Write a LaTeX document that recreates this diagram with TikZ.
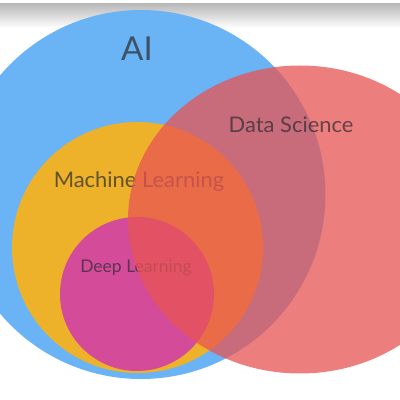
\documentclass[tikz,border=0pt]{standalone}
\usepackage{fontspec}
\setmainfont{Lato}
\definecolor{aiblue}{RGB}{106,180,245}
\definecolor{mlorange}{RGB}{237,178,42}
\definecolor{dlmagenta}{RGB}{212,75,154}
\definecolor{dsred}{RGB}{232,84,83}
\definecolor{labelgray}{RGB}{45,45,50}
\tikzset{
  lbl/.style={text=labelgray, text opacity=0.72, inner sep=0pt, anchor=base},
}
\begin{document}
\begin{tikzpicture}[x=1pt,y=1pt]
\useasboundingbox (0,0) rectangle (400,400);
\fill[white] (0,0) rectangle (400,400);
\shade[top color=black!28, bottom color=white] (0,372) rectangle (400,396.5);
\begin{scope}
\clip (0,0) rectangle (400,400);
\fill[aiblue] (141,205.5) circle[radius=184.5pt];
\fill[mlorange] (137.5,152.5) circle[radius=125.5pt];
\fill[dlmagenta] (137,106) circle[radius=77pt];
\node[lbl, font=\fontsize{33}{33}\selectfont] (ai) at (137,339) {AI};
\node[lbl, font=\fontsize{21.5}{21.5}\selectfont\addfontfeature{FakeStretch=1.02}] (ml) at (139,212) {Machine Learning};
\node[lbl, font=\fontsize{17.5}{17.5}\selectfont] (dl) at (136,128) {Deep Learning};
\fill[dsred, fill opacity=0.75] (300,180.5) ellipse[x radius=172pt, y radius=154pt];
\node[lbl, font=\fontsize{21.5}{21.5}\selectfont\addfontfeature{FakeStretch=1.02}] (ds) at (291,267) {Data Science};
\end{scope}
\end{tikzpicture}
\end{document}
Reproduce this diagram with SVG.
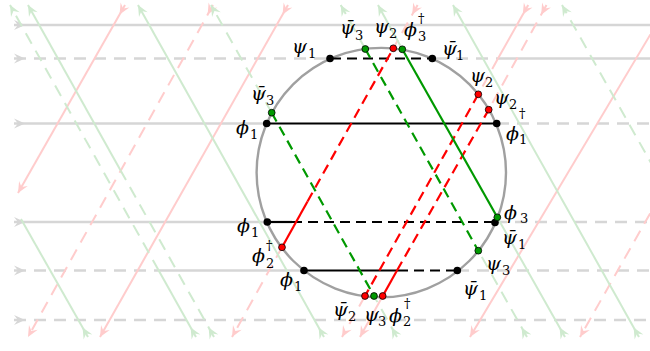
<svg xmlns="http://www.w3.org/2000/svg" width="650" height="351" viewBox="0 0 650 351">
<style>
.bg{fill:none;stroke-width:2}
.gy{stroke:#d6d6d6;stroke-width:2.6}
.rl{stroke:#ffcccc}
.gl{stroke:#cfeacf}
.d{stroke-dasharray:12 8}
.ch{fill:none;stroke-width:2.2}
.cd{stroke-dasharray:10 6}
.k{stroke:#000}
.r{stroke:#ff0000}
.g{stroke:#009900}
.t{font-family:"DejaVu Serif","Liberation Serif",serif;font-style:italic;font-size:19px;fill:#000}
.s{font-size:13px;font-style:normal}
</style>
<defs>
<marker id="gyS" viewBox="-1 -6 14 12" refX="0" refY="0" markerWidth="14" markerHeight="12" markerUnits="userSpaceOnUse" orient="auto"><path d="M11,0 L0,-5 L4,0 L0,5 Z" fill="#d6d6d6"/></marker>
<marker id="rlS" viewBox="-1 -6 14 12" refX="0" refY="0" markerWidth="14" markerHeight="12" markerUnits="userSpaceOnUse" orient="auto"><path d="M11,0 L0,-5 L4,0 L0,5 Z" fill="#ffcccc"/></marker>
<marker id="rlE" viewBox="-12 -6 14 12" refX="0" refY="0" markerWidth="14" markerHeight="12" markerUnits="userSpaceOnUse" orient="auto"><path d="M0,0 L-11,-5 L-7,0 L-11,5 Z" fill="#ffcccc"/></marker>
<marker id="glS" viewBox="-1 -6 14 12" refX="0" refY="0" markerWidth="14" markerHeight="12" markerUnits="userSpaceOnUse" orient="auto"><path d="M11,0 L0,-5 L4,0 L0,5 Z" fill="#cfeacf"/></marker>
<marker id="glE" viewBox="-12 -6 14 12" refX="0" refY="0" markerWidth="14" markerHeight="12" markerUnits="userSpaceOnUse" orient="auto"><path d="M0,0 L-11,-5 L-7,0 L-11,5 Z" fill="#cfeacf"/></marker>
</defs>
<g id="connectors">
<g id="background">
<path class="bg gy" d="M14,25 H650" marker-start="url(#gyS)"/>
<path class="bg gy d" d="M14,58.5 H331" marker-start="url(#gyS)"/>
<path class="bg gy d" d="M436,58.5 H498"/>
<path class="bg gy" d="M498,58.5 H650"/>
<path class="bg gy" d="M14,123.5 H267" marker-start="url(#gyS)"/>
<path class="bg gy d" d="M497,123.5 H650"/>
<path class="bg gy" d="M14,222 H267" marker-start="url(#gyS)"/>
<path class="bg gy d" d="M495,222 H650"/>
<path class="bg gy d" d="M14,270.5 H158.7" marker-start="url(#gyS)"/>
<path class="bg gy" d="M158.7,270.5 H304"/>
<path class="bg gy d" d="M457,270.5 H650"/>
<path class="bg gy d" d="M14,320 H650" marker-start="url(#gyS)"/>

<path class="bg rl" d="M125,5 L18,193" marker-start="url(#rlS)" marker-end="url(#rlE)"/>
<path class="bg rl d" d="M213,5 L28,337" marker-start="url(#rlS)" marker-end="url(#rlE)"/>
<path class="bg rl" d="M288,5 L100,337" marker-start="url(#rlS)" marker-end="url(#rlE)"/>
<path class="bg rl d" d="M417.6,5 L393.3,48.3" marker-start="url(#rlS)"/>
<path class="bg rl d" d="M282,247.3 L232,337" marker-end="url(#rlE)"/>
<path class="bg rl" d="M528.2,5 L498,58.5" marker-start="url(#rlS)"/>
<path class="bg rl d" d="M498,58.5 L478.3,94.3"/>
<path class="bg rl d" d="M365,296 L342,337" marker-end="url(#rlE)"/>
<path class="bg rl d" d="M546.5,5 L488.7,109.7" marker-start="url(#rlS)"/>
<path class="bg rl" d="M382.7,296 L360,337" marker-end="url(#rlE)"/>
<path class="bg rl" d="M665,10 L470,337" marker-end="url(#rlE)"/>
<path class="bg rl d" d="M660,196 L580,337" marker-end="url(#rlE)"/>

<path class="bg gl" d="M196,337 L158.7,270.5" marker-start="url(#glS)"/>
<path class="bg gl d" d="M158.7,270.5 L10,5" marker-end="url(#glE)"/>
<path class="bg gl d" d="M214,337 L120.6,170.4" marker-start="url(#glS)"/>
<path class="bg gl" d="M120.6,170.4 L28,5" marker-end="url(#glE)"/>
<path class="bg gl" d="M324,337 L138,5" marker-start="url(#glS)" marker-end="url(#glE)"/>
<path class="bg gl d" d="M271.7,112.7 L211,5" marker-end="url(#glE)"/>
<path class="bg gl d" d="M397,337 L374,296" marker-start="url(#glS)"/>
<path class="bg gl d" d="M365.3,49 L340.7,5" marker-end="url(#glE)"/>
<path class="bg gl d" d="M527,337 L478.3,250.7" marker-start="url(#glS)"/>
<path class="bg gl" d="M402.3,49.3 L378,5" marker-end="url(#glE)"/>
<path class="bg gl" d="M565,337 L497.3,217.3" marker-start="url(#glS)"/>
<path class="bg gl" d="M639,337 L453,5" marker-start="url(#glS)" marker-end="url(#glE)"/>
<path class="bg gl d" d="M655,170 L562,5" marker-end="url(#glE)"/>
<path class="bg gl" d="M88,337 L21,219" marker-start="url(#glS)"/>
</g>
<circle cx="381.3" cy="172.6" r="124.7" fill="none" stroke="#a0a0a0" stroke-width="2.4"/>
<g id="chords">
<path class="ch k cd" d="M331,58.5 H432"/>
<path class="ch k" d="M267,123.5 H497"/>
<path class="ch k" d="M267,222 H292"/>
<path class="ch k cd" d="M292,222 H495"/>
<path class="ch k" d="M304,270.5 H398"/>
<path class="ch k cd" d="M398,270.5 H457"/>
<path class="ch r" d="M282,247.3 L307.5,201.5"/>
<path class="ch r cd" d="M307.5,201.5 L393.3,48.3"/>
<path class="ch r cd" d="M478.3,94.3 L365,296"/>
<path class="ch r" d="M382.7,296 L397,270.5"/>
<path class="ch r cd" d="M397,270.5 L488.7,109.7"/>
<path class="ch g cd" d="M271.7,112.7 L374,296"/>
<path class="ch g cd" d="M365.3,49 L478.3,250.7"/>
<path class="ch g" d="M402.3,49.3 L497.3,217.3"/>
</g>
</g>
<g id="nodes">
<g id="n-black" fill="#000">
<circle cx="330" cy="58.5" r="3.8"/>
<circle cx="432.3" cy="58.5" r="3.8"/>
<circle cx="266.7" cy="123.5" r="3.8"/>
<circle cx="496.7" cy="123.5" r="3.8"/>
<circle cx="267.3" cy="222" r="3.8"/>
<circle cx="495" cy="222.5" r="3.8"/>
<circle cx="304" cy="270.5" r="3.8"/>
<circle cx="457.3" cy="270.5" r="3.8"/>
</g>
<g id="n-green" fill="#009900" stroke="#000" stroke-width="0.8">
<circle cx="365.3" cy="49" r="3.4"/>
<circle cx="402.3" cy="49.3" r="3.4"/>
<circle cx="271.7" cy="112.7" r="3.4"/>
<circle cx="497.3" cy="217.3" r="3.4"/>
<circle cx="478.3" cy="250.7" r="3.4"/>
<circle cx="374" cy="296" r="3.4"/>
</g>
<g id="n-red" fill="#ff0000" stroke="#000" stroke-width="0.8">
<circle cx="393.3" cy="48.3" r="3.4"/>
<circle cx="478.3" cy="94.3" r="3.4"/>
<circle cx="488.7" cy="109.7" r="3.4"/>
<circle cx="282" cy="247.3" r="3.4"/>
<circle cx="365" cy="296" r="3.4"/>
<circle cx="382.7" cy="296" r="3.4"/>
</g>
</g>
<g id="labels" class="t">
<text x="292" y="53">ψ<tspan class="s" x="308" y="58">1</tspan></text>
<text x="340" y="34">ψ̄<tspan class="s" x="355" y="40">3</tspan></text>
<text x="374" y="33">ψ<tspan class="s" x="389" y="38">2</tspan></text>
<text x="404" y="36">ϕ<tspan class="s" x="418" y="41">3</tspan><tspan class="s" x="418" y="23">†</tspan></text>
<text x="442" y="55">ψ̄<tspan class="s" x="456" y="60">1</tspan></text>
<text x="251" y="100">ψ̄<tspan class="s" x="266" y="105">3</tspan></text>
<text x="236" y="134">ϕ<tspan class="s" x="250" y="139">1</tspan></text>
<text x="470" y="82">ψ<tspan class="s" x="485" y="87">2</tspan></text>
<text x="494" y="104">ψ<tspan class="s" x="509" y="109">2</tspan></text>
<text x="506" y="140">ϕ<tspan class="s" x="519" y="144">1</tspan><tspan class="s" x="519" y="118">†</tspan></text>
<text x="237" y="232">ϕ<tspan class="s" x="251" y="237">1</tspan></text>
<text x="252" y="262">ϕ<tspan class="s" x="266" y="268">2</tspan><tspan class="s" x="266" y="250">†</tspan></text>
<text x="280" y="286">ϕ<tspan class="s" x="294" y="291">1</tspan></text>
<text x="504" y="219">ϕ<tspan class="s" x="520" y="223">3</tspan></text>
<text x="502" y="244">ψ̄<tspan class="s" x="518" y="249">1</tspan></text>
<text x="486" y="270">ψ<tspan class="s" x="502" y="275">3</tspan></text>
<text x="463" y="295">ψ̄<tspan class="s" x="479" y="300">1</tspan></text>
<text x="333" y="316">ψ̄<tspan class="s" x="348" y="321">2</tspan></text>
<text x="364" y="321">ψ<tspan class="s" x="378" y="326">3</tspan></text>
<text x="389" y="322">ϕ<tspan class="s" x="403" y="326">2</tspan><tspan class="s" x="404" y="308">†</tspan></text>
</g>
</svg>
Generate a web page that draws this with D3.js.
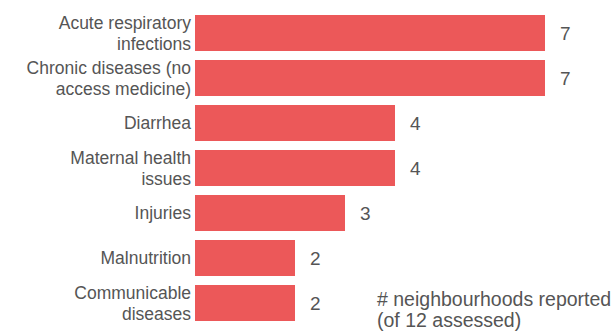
◆ ◆ ◆ ◆ ◆ ◆ ◆
--- EXERCISE DIRECTIONS ---
Using the data above, copy each line that contains "diagram".

--- PROBLEM SOLUTION ---
Write a LaTeX document that recreates this diagram with TikZ.
Reproduce this diagram with SVG.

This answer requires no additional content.